Uno de los hallazgos más importantes realizados en las últimas décadas y que goza de un amplio consenso entre la comunidad científica, es que “los humanos no somos los únicos en poseer la base neurológica que da lugar a la consciencia” (Low et al., 2012). Los animales no humanos no son seres inconscientes sino todo lo contrario, son capaces de experimentar sentimientos (buenos y malos) y ser conscientes de una variedad de estados y sensaciones como el placer y el sufrimiento. Son seres sintientes. Esta capacidad se manifiesta en conductas que sólo pueden explicarse por la existencia de esta capacidad: sentido de justicia en primates como los chimpancés (Proctor et al., 2013), autoreconocimiento en elefantes asiáticos (Plotnik et al., 2006), o cómo los delfines lloran la muerte de sus crías (Reggente et al., 2016), entre otras.

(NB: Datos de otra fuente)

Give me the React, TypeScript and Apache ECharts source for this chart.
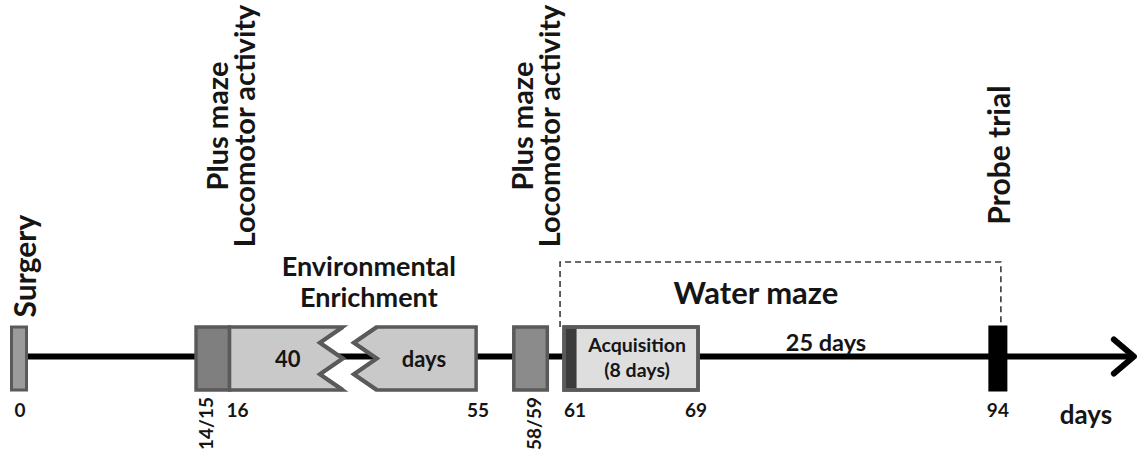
import React, { useEffect, useRef } from 'react';
import * as echarts from 'echarts';

// ---------------- data ----------------
const timelineStart = 0;
const timelineEnd = 102.24; // arrow tip (days axis end)
const pointEventNames = ['Surgery', 'Probe trial'];
const pointEventDays = [0, 94];
const periodNames = ['Plus maze / Locomotor activity', 'Environmental Enrichment', 'Plus maze / Locomotor activity', 'Acquisition'];
const periodStarts = [14, 16, 58, 61];
const periodEnds = [16, 55, 60, 69];
const topLabels = ['Surgery', 'Plus maze\nLocomotor activity', 'Plus maze\nLocomotor activity', 'Probe trial'];
const topLabelDays = [0, 15, 59, 94];
const tickDays = [0, 16, 55, 61, 69, 94];
const tickLabels = ['0', '16', '55', '61', '69', '94'];
const rotatedTickDays = [15, 59];
const rotatedTickLabels = ['14/15', '58/59'];
const enrichmentTitle = ['Environmental', 'Enrichment'];
const enrichmentDuration = ['40', 'days'];
const acquisitionLabel = 'Acquisition\n(8 days)';
const waterMazeRange = [61, 94];
const waterMazeLabel = 'Water maze';
const intervalRange = [69, 94];
const intervalLabel = '25 days';
const axisUnitLabel = 'days';
// schematic (broken) time axis
const axisBreaks = [
  { start: 3, end: 11, gap: 4.57 },
  { start: 22, end: 49, gap: 2.72 },
  { start: 55.5, end: 57.5, gap: 1.25 },
  { start: 73, end: 90, gap: 9.9 },
];

// ---------------- styles ----------------
const FONT = 'Lato, "Open Sans", sans-serif';
const TEXT = '#151515';
const BORDER = '#5a5a5a';
const BOX_TOP = -29.5;
const BOX_BOTTOM = 33.5;
const periodFills = ['#7f7f7f', '#c9c9c9', '#8b8b8b', '#dedede'];
const periodLeadStrip = [false, false, false, true];
const eventFills = ['#9b9b9b', '#000000'];
const eventStrokes = [BORDER, '#000000'];

export default function App() {
  const ref = useRef<HTMLDivElement>(null);

  useEffect(() => {
    const chart = echarts.init(ref.current!, null, { renderer: 'svg' });

    type Ann = {
      day: number; dx: number; y: number; text: string; size: number;
      rot?: boolean; align?: string; lh?: number; weight?: string;
    };
    const topDx = [5, 17, 4, 0];
    const topY = [266, 126, 126, 155];
    const topSize = [30, 29, 29, 30];
    const anns: Ann[] = [];
    topLabels.forEach((t, i) =>
      anns.push({ day: topLabelDays[i], dx: topDx[i], y: topY[i], text: t, size: topSize[i], rot: true, align: 'center', lh: 27 })
    );
    const tickAlign = ['center', 'left', 'center', 'left', 'center', 'center'];
    const tickDx = [1, -3, 2, 0, -2, 0];
    tickLabels.forEach((t, i) =>
      anns.push({ day: tickDays[i], dx: tickDx[i], y: 409, text: t, size: 19, align: tickAlign[i] })
    );
    const rotTickDx = [-7, 3];
    rotatedTickLabels.forEach((t, i) =>
      anns.push({ day: rotatedTickDays[i], dx: rotTickDx[i], y: 397, text: t, size: 19, rot: true, align: 'right' })
    );
    anns.push({ day: timelineEnd, dx: -50, y: 414, text: axisUnitLabel, size: 26 });
    anns.push({ day: periodStarts[1], dx: 0, y: 265, text: enrichmentTitle[0], size: 27, align: 'ee' });
    anns.push({ day: periodStarts[1], dx: 0, y: 296, text: enrichmentTitle[1], size: 27, align: 'ee' });
    anns.push({ day: periodStarts[1], dx: 0, y: 358, text: enrichmentDuration[0], size: 22, align: 'eeL' });
    anns.push({ day: periodEnds[1], dx: 0, y: 358, text: enrichmentDuration[1], size: 22, align: 'eeR' });
    anns.push({ day: periodStarts[3], dx: 0, y: 357, text: acquisitionLabel, size: 19.5, lh: 25, align: 'acq' });
    anns.push({ day: waterMazeRange[0], dx: 0, y: 292, text: waterMazeLabel, size: 31, align: 'wm' });
    anns.push({ day: intervalRange[0], dx: 0, y: 342, text: intervalLabel, size: 23.5, align: 'iv' });

    const xc = (api: any, d: number) => api.coord([d, 0])[0];
    const eeBreak = axisBreaks.find((b) => b.start > periodStarts[1] && b.end < periodEnds[1])!;

    const option: any = {
      animation: false,
      backgroundColor: '#ffffff',
      grid: { left: 2.25, right: 2.1, top: 346, bottom: 99 },
      xAxis: {
        type: 'value',
        min: -1,
        max: timelineEnd,
        breaks: axisBreaks,
        breakArea: { show: false },
        axisLine: { show: false },
        axisTick: { show: false },
        axisLabel: { show: false },
        splitLine: { show: false },
      },
      yAxis: { type: 'value', min: -1, max: 1, show: false },
      series: [
        // main time line with arrow
        {
          type: 'custom', silent: true, z: 1,
          data: [[timelineStart, timelineEnd]],
          renderItem: (_p: any, api: any) => {
            const a = api.coord([api.value(0), 0]);
            const b = api.coord([api.value(1), 0]);
            return {
              type: 'group',
              children: [
                { type: 'line', shape: { x1: a[0], y1: a[1], x2: b[0] - 4, y2: b[1] }, style: { stroke: '#000', lineWidth: 6 } },
                {
                  type: 'polyline',
                  shape: { points: [[b[0] - 22, b[1] - 17], [b[0] - 2, b[1]], [b[0] - 22, b[1] + 17]] },
                  style: { stroke: '#000', lineWidth: 6, fill: null, lineCap: 'round', lineJoin: 'round' },
                },
              ],
            };
          },
        },
        // dashed water-maze bracket
        {
          type: 'custom', silent: true, z: 2,
          data: [[waterMazeRange[0], waterMazeRange[1]]],
          renderItem: (_p: any, api: any) => {
            const y = api.coord([0, 0])[1];
            const xl = xc(api, api.value(0)) - 4;
            const xr = xc(api, api.value(1)) + 3;
            return {
              type: 'polyline',
              shape: { points: [[xl, y + BOX_TOP], [xl, 262], [xr, 262], [xr, y + BOX_TOP]] },
              style: { stroke: '#3a3a3a', lineWidth: 1.6, lineDash: [6, 4], fill: null },
            };
          },
        },
        // period boxes
        {
          type: 'custom', silent: true, z: 3,
          data: periodStarts.map((s, i) => [s, periodEnds[i], i]),
          renderItem: (_p: any, api: any) => {
            const i = api.value(2);
            const s = api.value(0);
            const e = api.value(1);
            const x0 = xc(api, s);
            const x1 = xc(api, e);
            const y = api.coord([0, 0])[1];
            const top = y + BOX_TOP;
            const bot = y + BOX_BOTTOM;
            const st = { fill: periodFills[i], stroke: BORDER, lineWidth: 3.5, lineJoin: 'miter' };
            const brk = axisBreaks.find((b) => b.start > s && b.end < e);
            if (brk) {
              const c = (xc(api, brk.start) + xc(api, brk.end)) / 2 - 2;
              const h = bot - top;
              const fr = [0, 0.25, 0.5, 0.75, 1];
              const lo = [-8, -31, -8, -31, -8];
              const ro = [26, 3, 26, 3, 26];
              const lz = fr.map((f, k) => [c + lo[k], top + h * f]);
              const rz = fr.map((f, k) => [c + ro[k], top + h * f]);
              const left = [[x0, top], ...lz, [x0, bot]];
              const right = [[x1, top], [x1, bot], ...rz.slice().reverse()];
              return {
                type: 'group',
                children: [
                  { type: 'polygon', shape: { points: left }, style: st },
                  { type: 'polygon', shape: { points: right }, style: st },
                  { type: 'polyline', shape: { points: lz }, style: { stroke: BORDER, lineWidth: 4, fill: null, lineJoin: 'miter' } },
                  { type: 'polyline', shape: { points: rz }, style: { stroke: BORDER, lineWidth: 4, fill: null, lineJoin: 'miter' } },
                ],
              };
            }
            const children: any[] = [{ type: 'rect', shape: { x: x0, y: top, width: x1 - x0, height: bot - top }, style: st }];
            if (periodLeadStrip[i]) {
              children.push({ type: 'rect', shape: { x: x0 + 1.5, y: top + 1.5, width: 11, height: bot - top - 3 }, style: { fill: '#3b3b3b' } });
              children.push({ type: 'rect', shape: { x: x0, y: top, width: x1 - x0, height: bot - top }, style: { fill: null, stroke: BORDER, lineWidth: 3.5 } });
            }
            return { type: 'group', children };
          },
        },
        // point events (surgery, probe trial)
        {
          type: 'custom', silent: true, z: 3,
          data: pointEventDays.map((d, i) => [d, 0, i]),
          renderItem: (_p: any, api: any) => {
            const i = api.value(2);
            const p = api.coord([api.value(0), 0]);
            const w = i === 0 ? 15 : 16;
            return {
              type: 'rect',
              shape: { x: p[0] - w / 2, y: p[1] + BOX_TOP, width: w, height: BOX_BOTTOM - BOX_TOP },
              style: { fill: eventFills[i], stroke: eventStrokes[i], lineWidth: 3 },
            };
          },
        },
        // texts
        {
          type: 'custom', silent: true, z: 5,
          data: anns.map((a, i) => [a.day, 0, i]),
          renderItem: (_p: any, api: any) => {
            const a = anns[api.value(2)];
            let x = xc(api, a.day) + a.dx;
            let align = a.align || 'center';
            if (a.align === 'ee') {
              x = (xc(api, periodStarts[1]) + xc(api, periodEnds[1])) / 2 + 16;
              align = 'center';
            } else if (a.align === 'eeL') {
              x = (xc(api, periodStarts[1]) + xc(api, eeBreak.start)) / 2 + 8;
              align = 'center';
            } else if (a.align === 'eeR') {
              x = (xc(api, periodEnds[1]) + xc(api, eeBreak.end)) / 2 - 2;
              align = 'center';
            } else if (a.align === 'acq') {
              x = (xc(api, periodStarts[3]) + 12 + xc(api, periodEnds[3])) / 2;
              align = 'center';
            } else if (a.align === 'wm') {
              x = (xc(api, waterMazeRange[0]) + xc(api, waterMazeRange[1])) / 2 - 25;
              align = 'center';
            } else if (a.align === 'iv') {
              x = (xc(api, intervalRange[0]) + xc(api, intervalRange[1])) / 2 - 22;
              align = 'center';
            }
            return {
              type: 'text',
              x,
              y: a.y,
              rotation: a.rot ? Math.PI / 2 : 0,
              style: {
                text: a.text,
                fill: TEXT,
                fontFamily: FONT,
                fontSize: a.size,
                fontWeight: a.weight || 'bold',
                align,
                verticalAlign: 'middle',
                lineHeight: a.lh,
              },
            };
          },
        },
      ],
    };
    chart.setOption(option);
    return () => chart.dispose();
  }, []);

  return (
    <div
      ref={ref}
      style={{ position: 'absolute', left: 0, top: 0, width: 1138, height: 466, background: '#fff' }}
    />
  );
}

Los animales no humanos actúan intencionalmente para sobrevivir y minimizar su sufrimiento. Son el tipo de seres que tienen (o pueden tener) intereses. De hecho, muchas especies de animales no podrían haber sobrevivido de no ser gracias a esta capacidad: la sintiencia es útil evolutivamente.

Autores como Henry Salt (1899) o Peter Singer (1975), entre muchos otros, han señalado que, quienes tienen capacidad para sufrir y disfrutar, deben estar protegidos contra el sufrimiento que otros individuos pueden provocarles. Dicho de otro modo, si los humanos huimos del sufrimiento y consideramos que morir es malo, no hay motivos para pensar que esto no sucede entre los animales no humanos. Por esto estamos obligados a abstenernos de infligirles dolor o sufrimiento.

Llegados a este punto cabe preguntarse si, mantener un tipo de industria solo porque genera riqueza y puestos de trabajo es una razón suficiente para no oponerse a ella, sobre todo si existen sospechas razonables sobre el efecto que puede tener sobre el bienestar de otros individuos, incluyendo a los animales no humanos.